#### [Task objective]
Render the material again word for word, skipping the pictures in it.

-- BEGIN Dataset section --

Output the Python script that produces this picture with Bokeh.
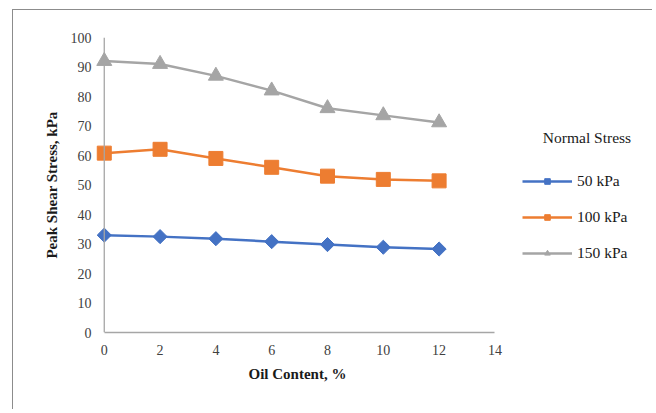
import math
from bokeh.plotting import figure
from bokeh.models import Range1d, FixedTicker, Legend, LegendItem, Label, Span, Title
from bokeh.embed import file_html
from bokeh.resources import INLINE

oil_content = [0, 2, 4, 6, 8, 10, 12]
stress_50 = [33.0, 32.5, 31.8, 30.8, 29.8, 28.9, 28.3]
stress_100 = [60.8, 62.1, 59.0, 56.0, 53.0, 51.9, 51.4]
stress_150 = [92.0, 91.0, 87.0, 82.0, 76.0, 73.6, 71.2]
series_names = ["50 kPa", "100 kPa", "150 kPa"]
x_ticks = [0, 2, 4, 6, 8, 10, 12, 14]
y_ticks = [0, 10, 20, 30, 40, 50, 60, 70, 80, 90, 100]

FONT = "Liberation Serif"
AXIS_COLOR = "#a6a6a6"
W, H = 640, 400
p = figure(width=W, height=H, output_backend="svg", toolbar_location=None,
           x_range=Range1d(-0.35, 19.54), y_range=Range1d(0, 100),
           min_border_left=81, min_border_right=4, min_border_top=27,
           min_border_bottom=78)
p.margin = (9, 0, 0, 12)
p.styles = {"border-top": "1px solid #8c8c8c", "border-left": "1px solid #8c8c8c"}
p.outline_line_color = None
p.background_fill_color = None
p.xgrid.grid_line_color = None
p.ygrid.grid_line_color = None

# vertical axis line at x = 0
p.add_layout(Span(location=0, dimension="height", line_color=AXIS_COLOR, line_width=1.3))

colors = ["#4472C4", "#ED7D31", "#A5A5A5"]
r1l = p.line(oil_content, stress_50, line_color=colors[0], line_width=2.5)
r1m = p.scatter(oil_content, stress_50, marker="square", angle=math.pi / 4, size=10,
                fill_color=colors[0], line_color=colors[0])
r2l = p.line(oil_content, stress_100, line_color=colors[1], line_width=2.5)
r2m = p.scatter(oil_content, stress_100, marker="square", size=14,
                fill_color=colors[1], line_color=colors[1])
r3l = p.line(oil_content, stress_150, line_color=colors[2], line_width=2.5)
r3m = p.scatter(oil_content, stress_150, marker="triangle", size=15,
                fill_color=colors[2], line_color=colors[2])

for ax in (p.xaxis[0], p.yaxis[0]):
    ax.axis_line_color = AXIS_COLOR
    ax.axis_line_width = 1.3
    ax.major_tick_line_color = None
    ax.minor_tick_line_color = None
    ax.major_label_text_font = FONT
    ax.major_label_text_font_size = "14px"
    ax.major_label_text_color = "#404040"
    ax.axis_label_text_font = FONT
    ax.axis_label_text_font_size = "15px"
    ax.axis_label_text_font_style = "bold"
    ax.axis_label_text_color = "#1a1a1a"

p.xaxis.ticker = FixedTicker(ticks=x_ticks)
p.xaxis.bounds = (0, 14)
p.xaxis.major_label_standoff = 6

p.yaxis.ticker = FixedTicker(ticks=y_ticks)
p.yaxis.axis_line_color = None
p.yaxis.axis_label = "Peak Shear Stress, kPa"
p.yaxis.major_label_standoff = -3
p.yaxis.axis_label_standoff = 8

xlabel = Title(text="Oil Content, %", align="left", offset=154, text_font=FONT,
               text_font_size="15px", text_font_style="bold", text_color="#1a1a1a",
               standoff=12)
p.add_layout(xlabel, "below")

legend = Legend(items=[
    LegendItem(label=series_names[0], renderers=[r1l, r1m]),
    LegendItem(label=series_names[1], renderers=[r2l, r2m]),
    LegendItem(label=series_names[2], renderers=[r3l, r3m]),
], location=(428, 70))
legend.glyph_width = 50
legend.glyph_height = 14
legend.label_height = 18
legend.spacing = 18
legend.padding = 0
legend.margin = 0
legend.label_standoff = 5
legend.border_line_color = None
legend.background_fill_alpha = 0
legend.label_text_font = FONT
legend.label_text_font_size = "15.5px"
legend.label_text_color = "#1a1a1a"
p.add_layout(legend)

title = Label(x=17.3, y=66.1, text="Normal Stress", text_font=FONT,
              text_font_size="15.5px", text_align="center", text_baseline="middle",
              text_color="#1a1a1a")
p.add_layout(title)

open("out.html", "w").write(file_html(p, INLINE))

-- END Dataset section --

#### [Problem solution]
Output the Python script that produces this picture with Bokeh.
import math
from bokeh.plotting import figure
from bokeh.models import Range1d, FixedTicker, Legend, LegendItem, Label, Span, Title
from bokeh.embed import file_html
from bokeh.resources import INLINE

oil_content = [0, 2, 4, 6, 8, 10, 12]
stress_50 = [33.0, 32.5, 31.8, 30.8, 29.8, 28.9, 28.3]
stress_100 = [60.8, 62.1, 59.0, 56.0, 53.0, 51.9, 51.4]
stress_150 = [92.0, 91.0, 87.0, 82.0, 76.0, 73.6, 71.2]
series_names = ["50 kPa", "100 kPa", "150 kPa"]
x_ticks = [0, 2, 4, 6, 8, 10, 12, 14]
y_ticks = [0, 10, 20, 30, 40, 50, 60, 70, 80, 90, 100]

FONT = "Liberation Serif"
AXIS_COLOR = "#a6a6a6"
W, H = 640, 400
p = figure(width=W, height=H, output_backend="svg", toolbar_location=None,
           x_range=Range1d(-0.35, 19.54), y_range=Range1d(0, 100),
           min_border_left=81, min_border_right=4, min_border_top=27,
           min_border_bottom=78)
p.margin = (9, 0, 0, 12)
p.styles = {"border-top": "1px solid #8c8c8c", "border-left": "1px solid #8c8c8c"}
p.outline_line_color = None
p.background_fill_color = None
p.xgrid.grid_line_color = None
p.ygrid.grid_line_color = None

# vertical axis line at x = 0
p.add_layout(Span(location=0, dimension="height", line_color=AXIS_COLOR, line_width=1.3))

colors = ["#4472C4", "#ED7D31", "#A5A5A5"]
r1l = p.line(oil_content, stress_50, line_color=colors[0], line_width=2.5)
r1m = p.scatter(oil_content, stress_50, marker="square", angle=math.pi / 4, size=10,
                fill_color=colors[0], line_color=colors[0])
r2l = p.line(oil_content, stress_100, line_color=colors[1], line_width=2.5)
r2m = p.scatter(oil_content, stress_100, marker="square", size=14,
                fill_color=colors[1], line_color=colors[1])
r3l = p.line(oil_content, stress_150, line_color=colors[2], line_width=2.5)
r3m = p.scatter(oil_content, stress_150, marker="triangle", size=15,
                fill_color=colors[2], line_color=colors[2])

for ax in (p.xaxis[0], p.yaxis[0]):
    ax.axis_line_color = AXIS_COLOR
    ax.axis_line_width = 1.3
    ax.major_tick_line_color = None
    ax.minor_tick_line_color = None
    ax.major_label_text_font = FONT
    ax.major_label_text_font_size = "14px"
    ax.major_label_text_color = "#404040"
    ax.axis_label_text_font = FONT
    ax.axis_label_text_font_size = "15px"
    ax.axis_label_text_font_style = "bold"
    ax.axis_label_text_color = "#1a1a1a"

p.xaxis.ticker = FixedTicker(ticks=x_ticks)
p.xaxis.bounds = (0, 14)
p.xaxis.major_label_standoff = 6

p.yaxis.ticker = FixedTicker(ticks=y_ticks)
p.yaxis.axis_line_color = None
p.yaxis.axis_label = "Peak Shear Stress, kPa"
p.yaxis.major_label_standoff = -3
p.yaxis.axis_label_standoff = 8

xlabel = Title(text="Oil Content, %", align="left", offset=154, text_font=FONT,
               text_font_size="15px", text_font_style="bold", text_color="#1a1a1a",
               standoff=12)
p.add_layout(xlabel, "below")

legend = Legend(items=[
    LegendItem(label=series_names[0], renderers=[r1l, r1m]),
    LegendItem(label=series_names[1], renderers=[r2l, r2m]),
    LegendItem(label=series_names[2], renderers=[r3l, r3m]),
], location=(428, 70))
legend.glyph_width = 50
legend.glyph_height = 14
legend.label_height = 18
legend.spacing = 18
legend.padding = 0
legend.margin = 0
legend.label_standoff = 5
legend.border_line_color = None
legend.background_fill_alpha = 0
legend.label_text_font = FONT
legend.label_text_font_size = "15.5px"
legend.label_text_color = "#1a1a1a"
p.add_layout(legend)

title = Label(x=17.3, y=66.1, text="Normal Stress", text_font=FONT,
              text_font_size="15.5px", text_align="center", text_baseline="middle",
              text_color="#1a1a1a")
p.add_layout(title)

open("out.html", "w").write(file_html(p, INLINE))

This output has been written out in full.